Oral HRT 'Doubles' Blood Clot Risk, Says Study

Oral HRT doubles the risk of blood clots, according to a study by the British Medical Journal (BMJ).

Hormone replacement therapy (HRT), is regularly prescribed to women suffering from the effects of the menopause.

Previous studies have shown that taking HRT is associated with an increased risk of venous thromboembolism (VTE), a blood clot in the vein, which can be fatal.

Authors of the study reviewed data from eight observational studies and nine randomised controlled trials.

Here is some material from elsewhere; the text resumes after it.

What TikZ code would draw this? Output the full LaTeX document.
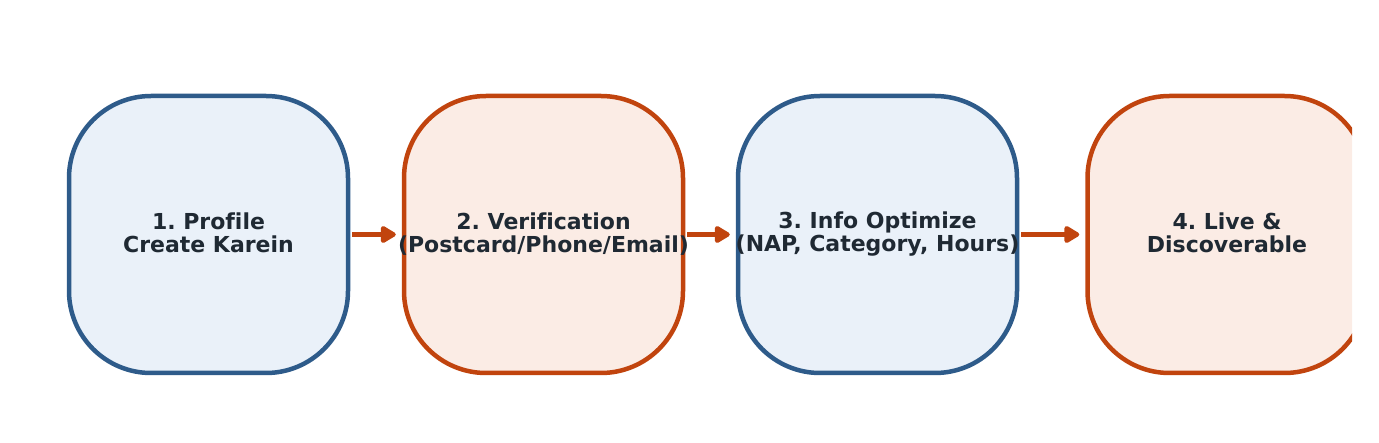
\documentclass[tikz,border=0pt]{standalone}
\usepackage{fontspec}
\setmainfont{DejaVu Sans}[Ligatures=NoCommon]
\usetikzlibrary{arrows.meta}
\definecolor{blueline}{HTML}{2E5B8A}
\definecolor{bluefill}{HTML}{EAF1F9}
\definecolor{orangeline}{HTML}{C1440E}
\definecolor{orangefill}{HTML}{FBECE5}
\definecolor{textdark}{HTML}{1F2933}
\newcommand{\ctr}[1]{\makebox[0pt]{\rule[-3pt]{0pt}{19.7pt}#1}}
\frenchspacing
\begin{document}
\begin{tikzpicture}[x=1pt, y=1pt,
    every node/.style={font=\fontsize{22}{23}\selectfont\bfseries, text=textdark, align=center},
    stagebox/.style={rectangle, rounded corners=82pt, line width=4.5pt, minimum width=279pt, minimum height=277pt, inner sep=0pt},
    bluebox/.style={stagebox, draw=blueline, fill=bluefill},
    orangebox/.style={stagebox, draw=orangeline, fill=orangefill},
    flow/.style={line width=4.5pt, orangeline, -{Triangle[round, length=17pt, width=19pt]}, shorten <=2pt, shorten >=6pt}]
    \useasboundingbox (0,0) rectangle (1379,442);
    \clip (0,0) rectangle (1352,442);
    % Stages
    \node[bluebox] (profile) at (208.5,207.5) {\ctr{1. Profile}\\\ctr{Create Karein}};
    \node[orangebox] (verify) at (543.5,207.5) {\ctr{2. Verification}\\\ctr{(Postcard/Phone/Email)}};
    \node[bluebox] (optimize) at (877.5,207.5) {\ctr{3. Info Optimize}\\\ctr{(NAP, Category, Hours)}};
    \node[orangebox] (live) at (1227,207.5) {\ctr{4. Live \&}\\\ctr{Discoverable}};
    % Arrows
    \draw[flow] (profile) -- (verify);
    \draw[flow] (verify) -- (optimize);
    \draw[flow] (optimize) -- (live);
\end{tikzpicture}
\end{document}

They found that women taking the oral form of the drug were between two and three times more likely to develop a blood clot and that the risk was significantly higher during the first year of treatment.

HRT given in patch form showed no significant increase in the risk of VTE, although the authors warned that the "results should be treated with caution as the data is from observational studies".

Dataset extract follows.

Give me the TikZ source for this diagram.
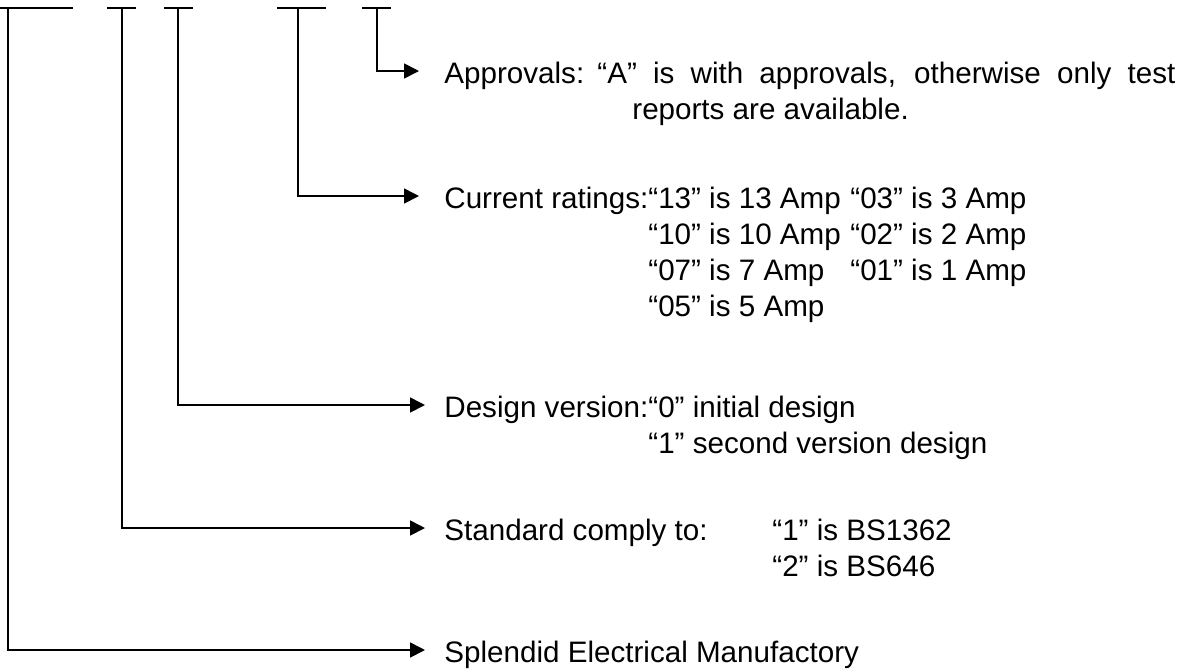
\documentclass[tikz,border=0pt]{standalone}
\usepackage{fontspec}
\setmainfont{Liberation Sans}
\usetikzlibrary{arrows.meta, positioning}

\begin{document}
\begin{tikzpicture}[
    x=0.5pt, y=-0.5pt,
    % Styles embedded for portability
    lbl/.style={anchor=base west, inner sep=0pt, font=\fontsize{14.8pt}{18pt}\selectfont},
    bar/.style={draw, line width=0.85pt},
    line/.style={draw, line width=0.85pt, -{Triangle[length=7.5pt, width=7.5pt]}}
]
    \useasboundingbox (0,0) rectangle (1194,671);

    % --- CODE SEGMENTS (Top) ---
    \draw [bar] (0,8) -- (73,8);
    \draw [bar] (107,8) -- (136,8);
    \draw [bar] (164,8) -- (193,8);
    \draw [bar] (277,8) -- (326,8);
    \draw [bar] (362,8) -- (391,8);
    \coordinate (maker) at (8,8);
    \coordinate (std) at (122,8);
    \coordinate (ver) at (178,8);
    \coordinate (amp) at (298,8);
    \coordinate (appr) at (377,8);

    % --- APPROVALS ---
    \node [lbl] (appr_lbl) at (444,83) {Approvals:};
    \node [lbl] (appr_a) at (597,83) {\makebox[289pt][s]{“A” is with approvals, otherwise only test}};
    \node [lbl] (appr_b) at (632,119) {reports are available.};

    % --- CURRENT RATINGS ---
    \node [lbl] (amp_lbl) at (444,208) {Current ratings:};
    \node [lbl] (amp_13) at (648,208) {“13” is 13 Amp};
    \node [lbl] (amp_10) at (648,244) {“10” is 10 Amp};
    \node [lbl] (amp_07) at (648,280) {“07” is 7 Amp};
    \node [lbl] (amp_05) at (648,316) {“05” is 5 Amp};
    \node [lbl] (amp_03) at (850,208) {“03” is 3 Amp};
    \node [lbl] (amp_02) at (850,244) {“02” is 2 Amp};
    \node [lbl] (amp_01) at (850,280) {“01” is 1 Amp};

    % --- DESIGN VERSION ---
    \node [lbl] (ver_lbl) at (444,417) {Design version:};
    \node [lbl] (ver_0) at (648,417) {“0” initial design};
    \node [lbl] (ver_1) at (648,453) {“1” second version design};

    % --- STANDARD ---
    \node [lbl] (std_lbl) at (444,540) {Standard comply to:};
    \node [lbl] (std_1) at (772,540) {“1” is BS1362};
    \node [lbl] (std_2) at (772,576) {“2” is BS646};

    % --- MANUFACTURER ---
    \node [lbl] (maker_lbl) at (444,662) {Splendid Electrical Manufactory};

    % --- CONNECTIONS ---
    \draw [line] (appr) |- ([shift={(-25,-12)}]appr_lbl.base west);
    \draw [line] (amp) |- ([shift={(-25,-12)}]amp_lbl.base west);
    \draw [line] (ver) |- ([shift={(-19,-12)}]ver_lbl.base west);
    \draw [line] (std) |- ([shift={(-19,-12)}]std_lbl.base west);
    \draw [line] (maker) |- ([shift={(-19,-12)}]maker_lbl.base west);

\end{tikzpicture}
\end{document}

Overall, the results suggest that HRT patches might be safer that oral HRT with regards to thrombotic risk.

However, more research is needed to confirm the safety of oestrogen patches.

Helen Roberts from the University of Auckland said: "In the meantime, we can advise healthy menopausal women, aged 50–59, that the risk of VTE with oral preparations is 11 additional cases per 10 000 women per year for combined therapy and 2 additional cases per 10 000 women per year for oestrogen only."

The average age of menopause in the UK is 51. It occurs when women's ovaries make less of the female hormone oestrogen.

About 70% of women suffer physical symptoms around the time of the menopause.

In March this year, the BBC reported that a study conducted by the Institute of Psychiatry at King's College London found that HRT may reduce the risk of Alzheimer's.